> [Task description]: Copy everything in the listing below word for word, apart from any images.

> [Raw data]:
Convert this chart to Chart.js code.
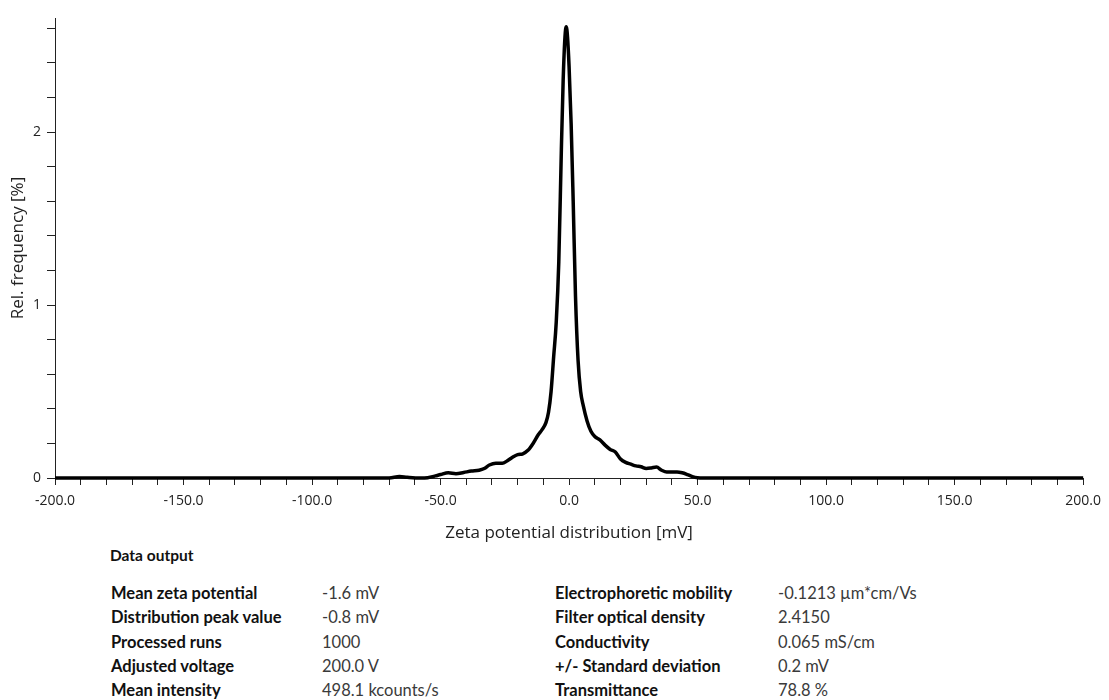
<!DOCTYPE html>
<html>
<head>
<meta charset="utf-8">
<script src="https://cdn.jsdelivr.net/npm/chart.js@4.4.1/dist/chart.umd.min.js"></script>
<style>
  body { margin: 0; background: #fff; width: 1109px; height: 700px; position: relative; overflow: hidden; }
  #wrap { position: absolute; left: 0; top: 0; width: 1109px; height: 545px; }
  .t { position: absolute; font-family: Lato, 'Open Sans', sans-serif; font-size: 16.5px; line-height: 20px; white-space: nowrap; }
  .lbl { font-weight: bold; color: #111; }
  .val { color: #3a3a3a; }
</style>
</head>
<body>
<div id="wrap"><canvas id="myChart"></canvas></div>
<div id="table"></div>
<script>
// zeta potential distribution (x in mV, y in %)
const zetaMv = [-200, -100, -70, -66, -63, -58, -55, -52, -50, -47, -44, -41, -38, -35, -33, -31, -28.5, -26, -24, -22, -20, -18, -16, -14, -12, -10.5, -9, -8, -7, -6, -5, -4, -3, -2.3, -1.6, -1.1, -0.6, 0, 0.8, 1.6, 2.5, 3.5, 4.5, 5.5, 7, 8.5, 10, 12, 14, 16, 18, 20, 22, 24, 26, 28, 30, 32, 34, 36, 38, 40, 42, 44, 46, 48, 50, 55, 100, 200];
const relFreq = [0, 0, 0, 0.008, 0.004, 0, 0.002, 0.012, 0.02, 0.03, 0.025, 0.032, 0.04, 0.045, 0.055, 0.075, 0.085, 0.085, 0.1, 0.12, 0.135, 0.14, 0.16, 0.2, 0.25, 0.28, 0.32, 0.38, 0.5, 0.7, 0.9, 1.25, 1.9, 2.3, 2.55, 2.61, 2.55, 2.38, 2.05, 1.6, 1.05, 0.68, 0.5, 0.42, 0.33, 0.27, 0.24, 0.22, 0.19, 0.165, 0.15, 0.11, 0.09, 0.08, 0.07, 0.065, 0.055, 0.058, 0.063, 0.045, 0.035, 0.035, 0.035, 0.03, 0.02, 0.008, 0.002, 0, 0, 0];

const xMajorTicks = [-200, -150, -100, -50, 0, 50, 100, 150, 200];
const yMajorTicks = [0, 1, 2];

// Data output table
const leftLabels = ['Mean zeta potential', 'Distribution peak value', 'Processed runs', 'Adjusted voltage', 'Mean intensity'];
const leftValues = ['-1.6 mV', '-0.8 mV', '1000', '200.0 V', '498.1 kcounts/s'];
const rightLabels = ['Electrophoretic mobility', 'Filter optical density', 'Conductivity', '+/- Standard deviation', 'Transmittance'];
const rightValues = ['-0.1213 µm*cm/Vs', '2.4150', '0.065 mS/cm', '0.2 mV', '78.8 %'];

const points = zetaMv.map((x, i) => ({ x: x, y: relFreq[i] }));

const ctx = document.getElementById('myChart').getContext('2d');

new Chart(ctx, {
  type: 'line',
  data: {
    datasets: [{
      data: points,
      borderColor: '#000',
      borderWidth: 3.5,
      pointRadius: 0,
      fill: false,
      cubicInterpolationMode: 'monotone',
      clip: false
    }]
  },
  options: {
    responsive: true,
    maintainAspectRatio: false,
    animation: false,
    layout: { padding: { top: 18, right: 18, left: 0, bottom: 0 } },
    scales: {
      x: {
        type: 'linear',
        min: -200,
        max: 200,
        afterFit: (s) => { s.height = 67; },
        grid: {
          drawOnChartArea: false,
          drawTicks: true,
          tickLength: 7,
          tickColor: '#222'
        },
        border: { display: true, color: '#222', width: 1 },
        ticks: {
          stepSize: 10,
          autoSkip: false,
          maxRotation: 0,
          padding: 8,
          color: '#222',
          font: { family: 'Open Sans', size: 14 },
          callback: (v) => xMajorTicks.includes(v) ? v.toFixed(1) : ''
        },
        title: {
          display: true,
          text: 'Zeta potential distribution [mV]',
          color: '#222',
          font: { family: 'Open Sans', size: 17 },
          padding: { top: 2, bottom: 2 }
        }
      },
      y: {
        type: 'linear',
        min: 0,
        max: 2.66,
        afterFit: (s) => { s.width = 55; },
        grid: {
          drawOnChartArea: false,
          drawTicks: true,
          tickLength: 8,
          tickColor: '#222'
        },
        border: { display: true, color: '#222', width: 1 },
        ticks: {
          stepSize: 0.2,
          includeBounds: false,
          autoSkip: false,
          padding: 6,
          color: '#222',
          font: { family: 'Open Sans', size: 14 },
          callback: (v) => {
            const r = Math.round(v);
            return (Math.abs(v - r) < 1e-6 && yMajorTicks.includes(r)) ? String(r) : '';
          }
        },
        title: {
          display: true,
          text: 'Rel. frequency [%]',
          color: '#222',
          font: { family: 'Open Sans', size: 17 },
          padding: { top: 8, bottom: 0 }
        }
      }
    },
    plugins: {
      legend: { display: false },
      tooltip: { enabled: false }
    }
  }
});

// table under the chart
const table = document.getElementById('table');
function addText(txt, x, yc, cls, size) {
  const d = document.createElement('div');
  d.className = 't ' + cls;
  d.textContent = txt;
  d.style.left = x + 'px';
  d.style.top = (yc - 10) + 'px';
  if (size) d.style.fontSize = size + 'px';
  table.appendChild(d);
}
addText('Data output', 110, 555, 'lbl', 15.5);
const rowY = [593, 617, 642, 666, 690];
rowY.forEach((y, i) => {
  addText(leftLabels[i], 111, y, 'lbl');
  addText(leftValues[i], 322, y, 'val');
  addText(rightLabels[i], 555, y, 'lbl');
  addText(rightValues[i], 778, y, 'val');
});
</script>
</body>
</html>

> [Task solution]:
Convert this chart to Chart.js code.
<!DOCTYPE html>
<html>
<head>
<meta charset="utf-8">
<script src="https://cdn.jsdelivr.net/npm/chart.js@4.4.1/dist/chart.umd.min.js"></script>
<style>
  body { margin: 0; background: #fff; width: 1109px; height: 700px; position: relative; overflow: hidden; }
  #wrap { position: absolute; left: 0; top: 0; width: 1109px; height: 545px; }
  .t { position: absolute; font-family: Lato, 'Open Sans', sans-serif; font-size: 16.5px; line-height: 20px; white-space: nowrap; }
  .lbl { font-weight: bold; color: #111; }
  .val { color: #3a3a3a; }
</style>
</head>
<body>
<div id="wrap"><canvas id="myChart"></canvas></div>
<div id="table"></div>
<script>
// zeta potential distribution (x in mV, y in %)
const zetaMv = [-200, -100, -70, -66, -63, -58, -55, -52, -50, -47, -44, -41, -38, -35, -33, -31, -28.5, -26, -24, -22, -20, -18, -16, -14, -12, -10.5, -9, -8, -7, -6, -5, -4, -3, -2.3, -1.6, -1.1, -0.6, 0, 0.8, 1.6, 2.5, 3.5, 4.5, 5.5, 7, 8.5, 10, 12, 14, 16, 18, 20, 22, 24, 26, 28, 30, 32, 34, 36, 38, 40, 42, 44, 46, 48, 50, 55, 100, 200];
const relFreq = [0, 0, 0, 0.008, 0.004, 0, 0.002, 0.012, 0.02, 0.03, 0.025, 0.032, 0.04, 0.045, 0.055, 0.075, 0.085, 0.085, 0.1, 0.12, 0.135, 0.14, 0.16, 0.2, 0.25, 0.28, 0.32, 0.38, 0.5, 0.7, 0.9, 1.25, 1.9, 2.3, 2.55, 2.61, 2.55, 2.38, 2.05, 1.6, 1.05, 0.68, 0.5, 0.42, 0.33, 0.27, 0.24, 0.22, 0.19, 0.165, 0.15, 0.11, 0.09, 0.08, 0.07, 0.065, 0.055, 0.058, 0.063, 0.045, 0.035, 0.035, 0.035, 0.03, 0.02, 0.008, 0.002, 0, 0, 0];

const xMajorTicks = [-200, -150, -100, -50, 0, 50, 100, 150, 200];
const yMajorTicks = [0, 1, 2];

// Data output table
const leftLabels = ['Mean zeta potential', 'Distribution peak value', 'Processed runs', 'Adjusted voltage', 'Mean intensity'];
const leftValues = ['-1.6 mV', '-0.8 mV', '1000', '200.0 V', '498.1 kcounts/s'];
const rightLabels = ['Electrophoretic mobility', 'Filter optical density', 'Conductivity', '+/- Standard deviation', 'Transmittance'];
const rightValues = ['-0.1213 µm*cm/Vs', '2.4150', '0.065 mS/cm', '0.2 mV', '78.8 %'];

const points = zetaMv.map((x, i) => ({ x: x, y: relFreq[i] }));

const ctx = document.getElementById('myChart').getContext('2d');

new Chart(ctx, {
  type: 'line',
  data: {
    datasets: [{
      data: points,
      borderColor: '#000',
      borderWidth: 3.5,
      pointRadius: 0,
      fill: false,
      cubicInterpolationMode: 'monotone',
      clip: false
    }]
  },
  options: {
    responsive: true,
    maintainAspectRatio: false,
    animation: false,
    layout: { padding: { top: 18, right: 18, left: 0, bottom: 0 } },
    scales: {
      x: {
        type: 'linear',
        min: -200,
        max: 200,
        afterFit: (s) => { s.height = 67; },
        grid: {
          drawOnChartArea: false,
          drawTicks: true,
          tickLength: 7,
          tickColor: '#222'
        },
        border: { display: true, color: '#222', width: 1 },
        ticks: {
          stepSize: 10,
          autoSkip: false,
          maxRotation: 0,
          padding: 8,
          color: '#222',
          font: { family: 'Open Sans', size: 14 },
          callback: (v) => xMajorTicks.includes(v) ? v.toFixed(1) : ''
        },
        title: {
          display: true,
          text: 'Zeta potential distribution [mV]',
          color: '#222',
          font: { family: 'Open Sans', size: 17 },
          padding: { top: 2, bottom: 2 }
        }
      },
      y: {
        type: 'linear',
        min: 0,
        max: 2.66,
        afterFit: (s) => { s.width = 55; },
        grid: {
          drawOnChartArea: false,
          drawTicks: true,
          tickLength: 8,
          tickColor: '#222'
        },
        border: { display: true, color: '#222', width: 1 },
        ticks: {
          stepSize: 0.2,
          includeBounds: false,
          autoSkip: false,
          padding: 6,
          color: '#222',
          font: { family: 'Open Sans', size: 14 },
          callback: (v) => {
            const r = Math.round(v);
            return (Math.abs(v - r) < 1e-6 && yMajorTicks.includes(r)) ? String(r) : '';
          }
        },
        title: {
          display: true,
          text: 'Rel. frequency [%]',
          color: '#222',
          font: { family: 'Open Sans', size: 17 },
          padding: { top: 8, bottom: 0 }
        }
      }
    },
    plugins: {
      legend: { display: false },
      tooltip: { enabled: false }
    }
  }
});

// table under the chart
const table = document.getElementById('table');
function addText(txt, x, yc, cls, size) {
  const d = document.createElement('div');
  d.className = 't ' + cls;
  d.textContent = txt;
  d.style.left = x + 'px';
  d.style.top = (yc - 10) + 'px';
  if (size) d.style.fontSize = size + 'px';
  table.appendChild(d);
}
addText('Data output', 110, 555, 'lbl', 15.5);
const rowY = [593, 617, 642, 666, 690];
rowY.forEach((y, i) => {
  addText(leftLabels[i], 111, y, 'lbl');
  addText(leftValues[i], 322, y, 'val');
  addText(rightLabels[i], 555, y, 'lbl');
  addText(rightValues[i], 778, y, 'val');
});
</script>
</body>
</html>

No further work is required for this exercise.